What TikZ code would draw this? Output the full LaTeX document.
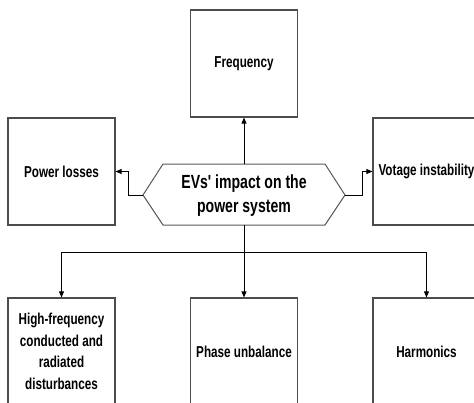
\documentclass[tikz,border=0pt]{standalone}
\usepackage{fontspec}
\setmainfont{Liberation Sans}[FakeStretch=0.74, Ligatures=TeXOff]
\usetikzlibrary{arrows.meta}
\begin{document}
\begin{tikzpicture}[x=1pt,y=-1pt,
  box/.style={draw=black!70, line width=1.2pt, rectangle, minimum width=107pt, minimum height=107pt, inner sep=0pt, align=center, font=\fontsize{15.8}{21.5}\selectfont\bfseries},
  hexline/.style={draw=black!65, line width=1pt},
  arr/.style={black, line width=0.8pt, -{Triangle[length=6pt,width=5pt]}},
  conn/.style={black, line width=0.8pt}]
\path[use as bounding box] (0,0) rectangle (474,402);
\clip (0,0) rectangle (474,402);
\fill[white] (0,0) rectangle (474,402);
% boxes
\node[box] (freq) at (244,63.5) {Frequency};
\node[box] (loss) at (61.5,171.5) {Power losses};
\node[box] (volt) at (426.5,171.5) {Votage instability};
\node[box] (hf) at (61.5,351.5) {High-frequency\\conducted and\\radiated\\disturbances};
\node[box] (pu) at (244,351.5) {Phase unbalance};
\node[box] (hm) at (426.5,351.5) {Harmonics};
% hexagon
\coordinate (hexL) at (143,195);
\coordinate (hexR) at (345,195);
\coordinate (hexT) at (244,164);
\coordinate (hexB) at (244,225);
\draw[hexline] (hexL) -- (163,164) -- (325,164) -- (hexR) -- (325,225) -- (163,225) -- cycle;
\node[align=center, font=\fontsize{19}{24}\selectfont\bfseries] (hex) at (244,195.5) {EVs' impact on the\\power system};
% connectors
\draw[arr] (hexT) -- (freq.south);
\draw[arr] (hexL) -- ++(-15,0) |- (loss.east);
\draw[arr] (hexR) -- ++(17,0) |- (volt.west);
\coordinate (bus) at (244,252);
\draw[conn] (hexB) -- (bus);
\draw[arr] (bus) -| (hf.north);
\draw[arr] (bus) -| (hm.north);
\draw[arr] (bus) -- (pu.north);
\end{tikzpicture}
\end{document}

:::

# THE REQUEST
Quote all the lines above exactly as given. Do not include the pictures.

# EXERCISE RESULT
What TikZ code would draw this? Output the full LaTeX document.
\documentclass[tikz,border=0pt]{standalone}
\usepackage{fontspec}
\setmainfont{Liberation Sans}[FakeStretch=0.74, Ligatures=TeXOff]
\usetikzlibrary{arrows.meta}
\begin{document}
\begin{tikzpicture}[x=1pt,y=-1pt,
  box/.style={draw=black!70, line width=1.2pt, rectangle, minimum width=107pt, minimum height=107pt, inner sep=0pt, align=center, font=\fontsize{15.8}{21.5}\selectfont\bfseries},
  hexline/.style={draw=black!65, line width=1pt},
  arr/.style={black, line width=0.8pt, -{Triangle[length=6pt,width=5pt]}},
  conn/.style={black, line width=0.8pt}]
\path[use as bounding box] (0,0) rectangle (474,402);
\clip (0,0) rectangle (474,402);
\fill[white] (0,0) rectangle (474,402);
% boxes
\node[box] (freq) at (244,63.5) {Frequency};
\node[box] (loss) at (61.5,171.5) {Power losses};
\node[box] (volt) at (426.5,171.5) {Votage instability};
\node[box] (hf) at (61.5,351.5) {High-frequency\\conducted and\\radiated\\disturbances};
\node[box] (pu) at (244,351.5) {Phase unbalance};
\node[box] (hm) at (426.5,351.5) {Harmonics};
% hexagon
\coordinate (hexL) at (143,195);
\coordinate (hexR) at (345,195);
\coordinate (hexT) at (244,164);
\coordinate (hexB) at (244,225);
\draw[hexline] (hexL) -- (163,164) -- (325,164) -- (hexR) -- (325,225) -- (163,225) -- cycle;
\node[align=center, font=\fontsize{19}{24}\selectfont\bfseries] (hex) at (244,195.5) {EVs' impact on the\\power system};
% connectors
\draw[arr] (hexT) -- (freq.south);
\draw[arr] (hexL) -- ++(-15,0) |- (loss.east);
\draw[arr] (hexR) -- ++(17,0) |- (volt.west);
\coordinate (bus) at (244,252);
\draw[conn] (hexB) -- (bus);
\draw[arr] (bus) -| (hf.north);
\draw[arr] (bus) -| (hm.north);
\draw[arr] (bus) -- (pu.north);
\end{tikzpicture}
\end{document}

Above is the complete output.